Le choix de l’endroit n’était pas non plus dû au hasard. Le fait qu’il soit déplacé hors de Belgrade, signifiait qu’il devait s’affranchir d’un contexte urbain jugé trop marqué par sa nature serbe. De cette façon, le monument était éloigné de tout symbole de l’identité nationale serbe représenté par la capitale. La volonté de placer le monument dans un environnement naturel voulait démontrer l’enracinement de l’identité yougoslave dans la nature, précédant toutes les divisions entre les « tribus yougoslaves » apportées par l’histoire. L’orientation, sur l’axe est-ouest, traduisait l’idée d’une Yougoslavie qui se considérait comme appartenant aux deux pôles, tout en effectuant leur amalgame dans sa propre identité culturelle. La création d’une identité propre s’effectuait dans un processus complexe où les valeurs européennes, tout en étant intégrées dans la nouvelle identité, servaient aussi comme marques d’une authenticité propre à l’espace yougoslave. La complexité idéologique de l’édifice était montrée aussi par la nette volonté de démontrer l’adhésion de la population voisine au projet de sa construction. Les paysans des villages des alentours furent conviés à la consécration des fondements du monument par le roi. À l’occasion, la messe était célébrée par le prêtre de la paroisse voisine. Les liens unissant donc le roi, les paysans et la nature étaient la base sur laquelle reposait l’image de la seule dynastie authentique dans les Balkans. Cet enracinement profond de la dynastie régnante était en opposition aux nationalismes ambiants des élites serbes et croates. Le souverain apparaissant le plus souvent en uniforme soulignait l’importance de l’armée comme l’autre élément clé de la cohésion nationale. C’est pourquoi le rôle important joué par l’armée dans la construction du monument était mis en exergue. Dans cette naissante idéologie yougoslave, l’armée était censée non seulement préparer pour la guerre, mais aussi éduquer et développer l’identité nationale yougoslave[5]

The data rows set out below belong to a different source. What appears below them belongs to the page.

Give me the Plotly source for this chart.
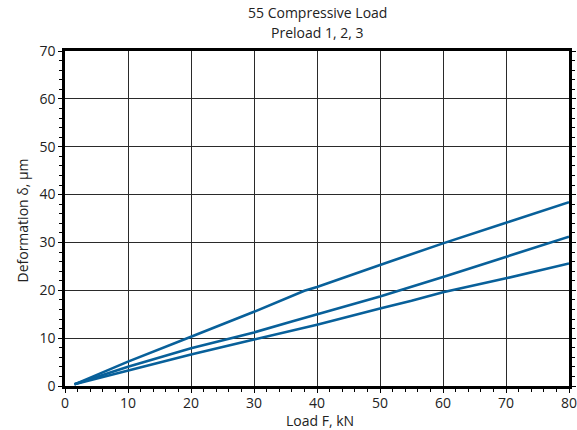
import plotly.graph_objects as go

# Data
load_upper = [1.5, 10, 20, 30, 38, 40, 50, 60, 70, 80]
defl_upper = [0.35, 5.1, 10.3, 15.5, 19.9, 20.7, 25.3, 29.8, 34.1, 38.4]

load_middle = [1.5, 10, 20, 30, 36, 40, 50, 60, 70, 80]
defl_middle = [0.35, 4.0, 7.9, 11.2, 13.5, 15.0, 18.7, 22.8, 27.0, 31.2]

load_lower = [1.5, 10, 20, 30, 40, 50, 55, 60, 70, 80]
defl_lower = [0.35, 3.2, 6.6, 9.7, 12.8, 16.2, 17.8, 19.6, 22.5, 25.6]

x_ticks = [0, 10, 20, 30, 40, 50, 60, 70, 80]
y_ticks = [0, 10, 20, 30, 40, 50, 60, 70]

title_lines = ["55 Compressive Load", "Preload 1, 2, 3"]
x_title = "Load F, kN"
y_title = "Deformation δ, µm"

LINE_COLOR = "#08609a"
FONT = "Open Sans"
TEXT = "#222222"

W, H = 577, 430
ML, MR, MT, MB = 65, 8, 51, 44

fig = go.Figure()
for xs, ys, name in [(load_upper, defl_upper, "Preload 3"),
                     (load_middle, defl_middle, "Preload 2"),
                     (load_lower, defl_lower, "Preload 1")]:
    fig.add_trace(go.Scatter(x=xs, y=ys, mode="lines", name=name,
                             line=dict(color=LINE_COLOR, width=2.6)))

axis_common = dict(
    automargin=False,
    showgrid=True, gridcolor="#2a2a2a", gridwidth=1,
    showline=True, linecolor="#000000", linewidth=2.5,
    zeroline=False,
    ticks="outside", ticklen=4, tickwidth=1.2, tickcolor="#000000",
    tickfont=dict(family=FONT, size=14, color=TEXT),
    ticklabeloverflow="allow",
    minor=dict(ticks="outside", ticklen=3, tickwidth=1, tickcolor="#000000",
               dtick=2, showgrid=False),
)

fig.update_xaxes(range=[0, 80], tickvals=x_ticks, mirror=True,
                 ticklabelstandoff=-2, **axis_common)
fig.update_yaxes(range=[0, 70], tickvals=y_ticks, mirror="allticks", **axis_common)

annotations = [
    dict(text=title_lines[0], x=0.5, y=1, xref="paper", yref="paper",
         xanchor="center", yanchor="middle", yshift=39, showarrow=False,
         font=dict(family=FONT, size=14, color=TEXT)),
    dict(text=title_lines[1], x=0.5, y=1, xref="paper", yref="paper",
         xanchor="center", yanchor="middle", yshift=19, showarrow=False,
         font=dict(family=FONT, size=14, color=TEXT)),
    dict(text=x_title, x=0.5, y=0, xref="paper", yref="paper",
         xanchor="center", yanchor="middle", yshift=-34, xshift=3, showarrow=False,
         font=dict(family=FONT, size=14, color=TEXT)),
    dict(text=y_title, x=0, y=0.5, xref="paper", yref="paper",
         xanchor="center", yanchor="middle", xshift=-43, yshift=-2, textangle=-90,
         showarrow=False, font=dict(family=FONT, size=14, color=TEXT)),
]

fig.update_layout(
    width=W, height=H,
    margin=dict(l=ML, r=MR, t=MT, b=MB, autoexpand=False),
    paper_bgcolor="white", plot_bgcolor="white",
    showlegend=False,
    annotations=annotations,
)

fig.write_html("out.html", config={"displayModeBar": False},
               post_script="document.body.style.margin='0';document.body.style.overflow='hidden';")
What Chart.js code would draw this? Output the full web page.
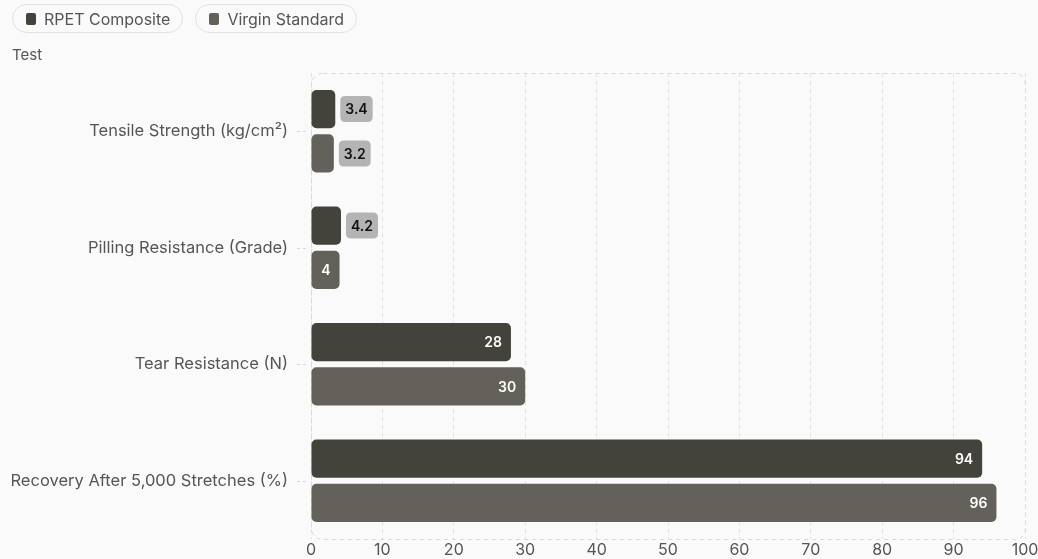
<!DOCTYPE html>
<html>
<head>
<meta charset="utf-8">
<script src="https://cdn.jsdelivr.net/npm/chart.js@4"></script>
<style>
  html, body { margin: 0; padding: 0; background: #fafafa; }
  body { width: 1038px; height: 559px; position: relative; overflow: hidden; font-family: Inter, "Noto Sans", sans-serif; }
  #legend { position: absolute; left: 12px; top: 4px; display: flex; gap: 12px; z-index: 2; }
  .pill { display: flex; align-items: center; height: 29px; padding: 0 12px 0 13px; border: 1px solid #e0e0e0; border-radius: 15px; font-size: 16px; color: #555; box-sizing: border-box; }
  .pill i { display: inline-block; width: 10px; height: 12px; border-radius: 2px; margin-right: 8px; }
  #ytitle { position: absolute; left: 12px; top: 45px; font-size: 15px; color: #555; z-index: 2; }
  #bars { position: absolute; left: 0; top: 0; }
</style>
</head>
<body>
<div id="legend"></div>
<div id="ytitle">Test</div>
<canvas id="bars" width="1038" height="559"></canvas>
<script>
var categories = ['Tensile Strength (kg/cm²)', 'Pilling Resistance (Grade)', 'Tear Resistance (N)', 'Recovery After 5,000 Stretches (%)'];
var rpetValues = [3.4, 4.2, 28, 94];
var virginValues = [3.2, 4, 30, 96];
var xTicks = [0, 10, 20, 30, 40, 50, 60, 70, 80, 90, 100];

var seriesNames = ['RPET Composite', 'Virgin Standard'];
var seriesColors = ['#43423b', '#636159'];

var legendBox = document.getElementById('legend');
seriesNames.forEach(function (name, i) {
    var p = document.createElement('div');
    p.className = 'pill';
    p.innerHTML = '<i style="background:' + seriesColors[i] + '"></i>' + name;
    legendBox.appendChild(p);
});

function roundRect(ctx, x, y, w, h, r) {
    ctx.beginPath();
    ctx.moveTo(x + r, y);
    ctx.lineTo(x + w - r, y);
    ctx.quadraticCurveTo(x + w, y, x + w, y + r);
    ctx.lineTo(x + w, y + h - r);
    ctx.quadraticCurveTo(x + w, y + h, x + w - r, y + h);
    ctx.lineTo(x + r, y + h);
    ctx.quadraticCurveTo(x, y + h, x, y + h - r);
    ctx.lineTo(x, y + r);
    ctx.quadraticCurveTo(x, y, x + r, y);
    ctx.closePath();
}

// dashed frame round the plot area, plus short dashed ticks at each category
var frame = {
    id: 'frame',
    beforeDatasetsDraw: function (chart) {
        var a = chart.chartArea, ctx = chart.ctx, y = chart.scales.y;
        ctx.save();
        ctx.strokeStyle = '#d8d8d8';
        ctx.lineWidth = 1;
        ctx.setLineDash([4, 4]);
        roundRect(ctx, a.left + 0.5, a.top + 0.5, a.right - a.left, a.bottom - a.top, 12);
        ctx.stroke();
        ctx.setLineDash([3, 3]);
        categories.forEach(function (c, i) {
            var py = Math.round(y.getPixelForValue(i)) + 0.5;
            ctx.beginPath();
            ctx.moveTo(a.left - 14, py);
            ctx.lineTo(a.left - 4, py);
            ctx.stroke();
        });
        ctx.restore();
    }
};

// value labels, inside the bar when they fit, else a grey badge after it
var valueLabels = {
    id: 'valueLabels',
    afterDatasetsDraw: function (chart) {
        var ctx = chart.ctx;
        ctx.save();
        ctx.font = '600 14px Inter, "DejaVu Sans", sans-serif';
        ctx.textBaseline = 'middle';
        chart.data.datasets.forEach(function (ds, di) {
            chart.getDatasetMeta(di).data.forEach(function (bar, i) {
                var txt = String(ds.data[i]);
                var tw = ctx.measureText(txt).width;
                var len = bar.x - bar.base;
                if (tw + 14 <= len) {
                    ctx.fillStyle = '#ffffff';
                    ctx.textAlign = 'right';
                    ctx.fillText(txt, bar.x - 9, bar.y + 1);
                } else {
                    var bx = bar.x + 5, bw = tw + 10, bh = 26;
                    ctx.fillStyle = '#b4b4b4';
                    roundRect(ctx, bx, bar.y - bh / 2, bw, bh, 5);
                    ctx.fill();
                    ctx.fillStyle = '#111111';
                    ctx.textAlign = 'left';
                    ctx.fillText(txt, bx + 5, bar.y + 1);
                }
            });
        });
        ctx.restore();
    }
};

new Chart(document.getElementById('bars'), {
    type: 'bar',
    data: {
        labels: categories,
        datasets: [
            { label: seriesNames[0], data: rpetValues, backgroundColor: seriesColors[0], borderRadius: 5, borderSkipped: false },
            { label: seriesNames[1], data: virginValues, backgroundColor: seriesColors[1], borderRadius: 5, borderSkipped: false }
        ]
    },
    options: {
        indexAxis: 'y',
        responsive: false,
        animation: false,
        maintainAspectRatio: false,
        layout: { padding: { top: 73, left: 12, right: 13, bottom: 0 } },
        datasets: { bar: { categoryPercentage: 0.76, barPercentage: 0.865 } },
        plugins: { legend: { display: false }, tooltip: { enabled: false } },
        scales: {
            x: {
                min: 0, max: 100,
                afterBuildTicks: function (s) { s.ticks = xTicks.map(function (v) { return { value: v }; }); },
                afterFit: function (s) { s.height = 20; s.paddingLeft = 0; s.paddingRight = 0; },
                grid: { color: '#e0e0e0', drawTicks: false, tickBorderDash: [4, 4] },
                border: { display: false, dash: [4, 4] },
                ticks: { color: '#555', font: { family: 'Inter', size: 16 }, padding: 2, maxRotation: 0 }
            },
            y: {
                afterFit: function (s) { s.width = 299; s.paddingTop = 0; s.paddingBottom = 0; },
                grid: { display: false, drawTicks: false },
                border: { display: false },
                ticks: { color: '#555', font: { family: 'Inter', size: 16.5 }, padding: 23 }
            }
        }
    },
    plugins: [frame, valueLabels]
});
</script>
</body>
</html>
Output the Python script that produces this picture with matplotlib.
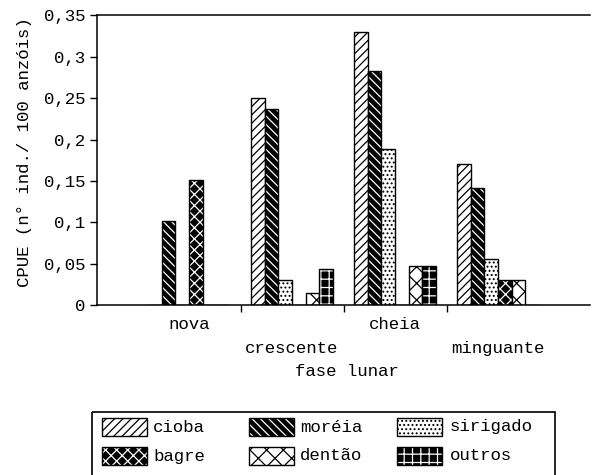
import matplotlib
matplotlib.use("Agg")
import matplotlib.pyplot as plt
import numpy as np
from matplotlib.patches import Rectangle
import matplotlib.transforms as mtransforms

phases = ["nova", "crescente", "cheia", "minguante"]
series = ["cioba", "moréia", "sirigado", "bagre", "dentão", "outros"]
cioba = [0.0, 0.250, 0.330, 0.170]
moreia = [0.101, 0.237, 0.283, 0.141]
sirigado = [0.0, 0.030, 0.189, 0.056]
bagre = [0.151, 0.0, 0.0, 0.030]
dentao = [0.0, 0.0145, 0.047, 0.030]
outros = [0.0, 0.044, 0.047, 0.0]
values = [cioba, moreia, sirigado, bagre, dentao, outros]
yticks = [0, 0.05, 0.1, 0.15, 0.2, 0.25, 0.3, 0.35]
ytick_labels = ["0", "0,05", "0,1", "0,15", "0,2", "0,25", "0,3", "0,35"]

styles = [
    dict(face="white", hc="black", hatch="////"),
    dict(face="black", hc="white", hatch="\\\\\\\\"),
    dict(face="white", hc="black", hatch="...."),
    dict(face="black", hc="white", hatch="xxx"),
    dict(face="white", hc="black", hatch="xx"),
    dict(face="black", hc="white", hatch="++"),
]

FONT = "Liberation Mono"
FS = 12.5
plt.rcParams["font.family"] = FONT
plt.rcParams["hatch.linewidth"] = 0.9

fig = plt.figure(figsize=(5.92, 4.75), dpi=100)
ax = fig.add_axes([0.1639, 0.3579, 0.8327, 0.6095])

x = np.arange(len(phases))
w = 0.132
for i, (name, vals, st) in enumerate(zip(series, values, styles)):
    pos = x + (i - 2.5) * w
    ax.bar(pos, vals, w, color=st["face"], edgecolor=st["hc"], hatch=st["hatch"], linewidth=0)
    ax.bar(pos, vals, w, fill=False, edgecolor="black", linewidth=1.0)

ax.set_xlim(-0.893, 3.893)
ax.set_ylim(0, 0.35)
ax.set_yticks(yticks)
ax.set_yticklabels(ytick_labels, fontsize=FS)
ax.set_xticks([0.5, 1.5, 2.5])
ax.set_xticklabels([])
ax.tick_params(axis="both", direction="out", length=5, width=1.0)
ax.spines["right"].set_visible(False)
for s in ["left", "bottom", "top"]:
    ax.spines[s].set_linewidth(1.1)

trans = mtransforms.blended_transform_factory(ax.transData, ax.transAxes)
label_y = [-0.069, -0.149, -0.069, -0.149]
for xi, lab, ly in zip(x, phases, label_y):
    ax.text(xi, ly, lab, transform=trans, ha="center", va="center", fontsize=FS)

fig.text(347 / 592, 1 - 372 / 475, "fase lunar", ha="center", va="center", fontsize=FS)
fig.text(25 / 592, 1 - 152 / 475, "CPUE (n° ind./ 100 anzóis)", ha="center", va="center",
         rotation=90, fontsize=FS)

# legend drawn in pixel coordinates on an overlay axes
lg = fig.add_axes([0, 0, 1, 1], facecolor="none")
lg.set_xlim(0, 592)
lg.set_ylim(475, 0)
lg.axis("off")
lg.add_patch(Rectangle((92, 412), 555 - 92, 80, fill=False, edgecolor="black",
                       linewidth=1.2, clip_on=False))
col_x = [102, 249, 397]
text_x = [153, 300, 450]
row_y = [418, 447]
layout = [(0, 0), (0, 1), (0, 2), (1, 0), (1, 1), (1, 2)]
for (r, c), name, st in zip(layout, series, styles):
    lg.add_patch(Rectangle((col_x[c], row_y[r]), 45, 18, facecolor=st["face"],
                           edgecolor=st["hc"], hatch=st["hatch"], linewidth=0))
    lg.add_patch(Rectangle((col_x[c], row_y[r]), 45, 18, fill=False,
                           edgecolor="black", linewidth=1.0))
    lg.text(text_x[c], row_y[r] + 9, name, ha="left", va="center", fontsize=FS)

fig.savefig("out.png", dpi=100)
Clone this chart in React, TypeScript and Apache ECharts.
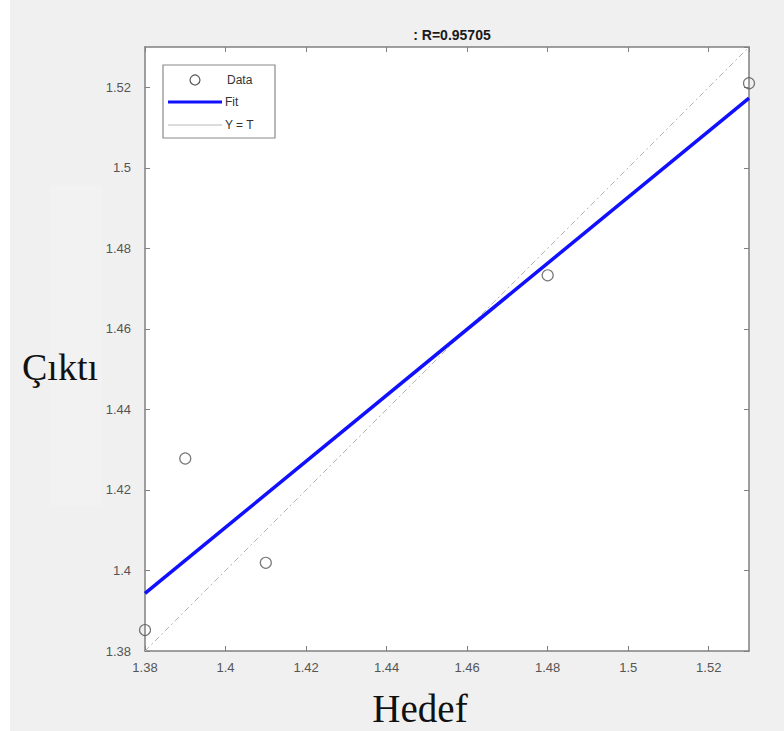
import React, { useEffect, useRef } from "react";
import * as echarts from "echarts";

const dataX = [1.38, 1.39, 1.41, 1.48, 1.53];
const dataY = [1.3852, 1.4278, 1.4019, 1.4733, 1.521];
const fitX = [1.38, 1.53];
const fitY = [1.3943, 1.5173];
const identityX = [1.38, 1.53];
const identityY = [1.38, 1.53];
const axisMin = 1.38;
const axisMax = 1.53;
const tickStep = 0.02;
const titleText = ": R=0.95705";
const xName = "Hedef";
const yName = "Çıktı";
const legendNames = ["Data", "Fit", "Y = T"];

const GL = 145, GT = 47, GW = 604, GH = 604;

function fmt(v: number) {
  const k = v / tickStep;
  if (Math.abs(k - Math.round(k)) > 1e-6) return "";
  return String(parseFloat(v.toFixed(2)));
}

export default function App() {
  const ref = useRef<HTMLDivElement>(null);
  useEffect(() => {
    if (!ref.current) return;
    const chart = echarts.init(ref.current, null, { renderer: "svg" });
    const axisColor = "#808080";
    const labelStyle = { color: "#555555", fontSize: 13, fontFamily: "Liberation Sans, Arial, sans-serif" };
    const base = {
      type: "value" as const,
      min: axisMin,
      max: axisMax,
      interval: tickStep,
      splitLine: { show: false },
      axisLine: { show: true, lineStyle: { color: axisColor, width: 1.5 } },
      axisTick: { show: true, inside: true, length: 5, lineStyle: { color: axisColor, width: 1 } },
    };
    const lx = 163, ly = 65;
    chart.setOption({
      animation: false,
      backgroundColor: "#f0f0f0",
      title: {
        text: titleText,
        left: GL + GW / 2,
        textAlign: "center",
        top: 23,
        textStyle: { fontSize: 14, fontWeight: "bold", color: "#1a1a1a", fontFamily: "Liberation Sans, Arial, sans-serif" },
      },
      grid: { left: GL, top: GT, width: GW, height: GH, show: true, backgroundColor: "#ffffff", borderWidth: 0 },
      xAxis: [
        { ...base, position: "bottom", axisLabel: { ...labelStyle, margin: 10, formatter: fmt, showMaxLabel: false } },
        { ...base, position: "top", axisLabel: { show: false } },
      ],
      yAxis: [
        { ...base, position: "left", axisLabel: { ...labelStyle, margin: 14, formatter: fmt, showMaxLabel: false } },
        { ...base, position: "right", axisLabel: { show: false } },
      ],
      series: [
        {
          name: legendNames[2],
          type: "line",
          data: identityX.map((x, i) => [x, identityY[i]]),
          showSymbol: false,
          lineStyle: { color: "#b4b4b4", width: 1, type: [6, 3, 2, 3] },
          z: 2,
        },
        {
          name: legendNames[1],
          type: "line",
          data: fitX.map((x, i) => [x, fitY[i]]),
          showSymbol: false,
          lineStyle: { color: "#1010ff", width: 3.5 },
          z: 3,
        },
        {
          name: legendNames[0],
          type: "scatter",
          data: dataX.map((x, i) => [x, dataY[i]]),
          symbol: "circle",
          symbolSize: 11,
          clip: false,
          itemStyle: { color: "rgba(255,255,255,0)", borderColor: "#555555", borderWidth: 1.2 },
          z: 4,
        },
      ],
      graphic: [
        { type: "rect", left: 0, top: 0, shape: { width: 10, height: 731 }, style: { fill: "#ffffff" }, z: -1 },
        { type: "rect", left: 50, top: 185, shape: { width: 52, height: 320 }, style: { fill: "#f2f2f2" }, z: -1 },
        {
          type: "text",
          left: 22,
          top: 348,
          style: { text: yName, fontSize: 38, fontFamily: "Liberation Serif, Times New Roman, serif", fill: "#111111" },
        },
        {
          type: "text",
          x: GL + GW / 2 - 27,
          y: 708,
          style: { text: xName, fontSize: 39, fontFamily: "Liberation Serif, Times New Roman, serif", fill: "#111111", align: "center", verticalAlign: "middle" },
        },
        {
          type: "group",
          x: lx,
          y: ly,
          children: [
            { type: "rect", shape: { x: 0, y: 0, width: 112, height: 73 }, style: { fill: "#ffffff", stroke: "#8a8a8a", lineWidth: 1.2 } },
            { type: "circle", shape: { cx: 32, cy: 15, r: 5 }, style: { fill: "none", stroke: "#555555", lineWidth: 1.2 } },
            { type: "text", x: 64, y: 15, style: { text: legendNames[0], fontSize: 12, fill: "#333333", fontFamily: "Liberation Sans, Arial, sans-serif", verticalAlign: "middle" } },
            { type: "line", shape: { x1: 5, y1: 37, x2: 59, y2: 37 }, style: { stroke: "#1010ff", lineWidth: 3 } },
            { type: "text", x: 62, y: 37, style: { text: legendNames[1], fontSize: 12, fill: "#333333", fontFamily: "Liberation Sans, Arial, sans-serif", verticalAlign: "middle" } },
            { type: "line", shape: { x1: 5, y1: 60, x2: 59, y2: 60 }, style: { stroke: "#b8b8b8", lineWidth: 1 } },
            { type: "text", x: 62, y: 60, style: { text: legendNames[2], fontSize: 12, fill: "#333333", fontFamily: "Liberation Sans, Arial, sans-serif", verticalAlign: "middle" } },
          ],
        },
      ],
    });
    return () => chart.dispose();
  }, []);
  return <div ref={ref} style={{ position: "fixed", left: 0, top: 0, width: 784, height: 731 }} />;
}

Spomenik-neznanom-junaku-na-Avali

le mémorial du soldat inconnu à Avala

Le monument était construit en marbre noir, composé de deux escaliers monumentaux, conduisant aux entrées sud et ouest. À chacune d’entre elles, des cariatides vêtues des costumes typiques des différentes régions yougoslaves symbolisaient le caractère complexe de l’identité étatique. À l’entrée principale, celle de l’ouest, les deux cariatides étaient dans les costumes de Šumadija et Crna Gora, les deux régions majeures de l’espace national serbe. À l’entrée opposée se trouvaient les cariatides slovène et croate. Les quatre autres étaient dalmate, bosniaque, macédonienne et voïvodinienne. L’imagerie yougoslave était omniprésente et toute référence à la guerre elle-même singulièrement absente. Jugée par trop serbe, donc élément de discorde possible, la guerre ne trouva pas sa place dans ce panthéon laïque de l’identité yougoslave. Cette démarche prouve la volonté de recomposer et même d’effacer les identités existantes au profit d’une identité nouvellement créée, ou imaginée, par le souverain et un certain nombre d’intellectuels comme réponse à l’échec démocratique du Royaume des Serbes, Croate et Slovènes.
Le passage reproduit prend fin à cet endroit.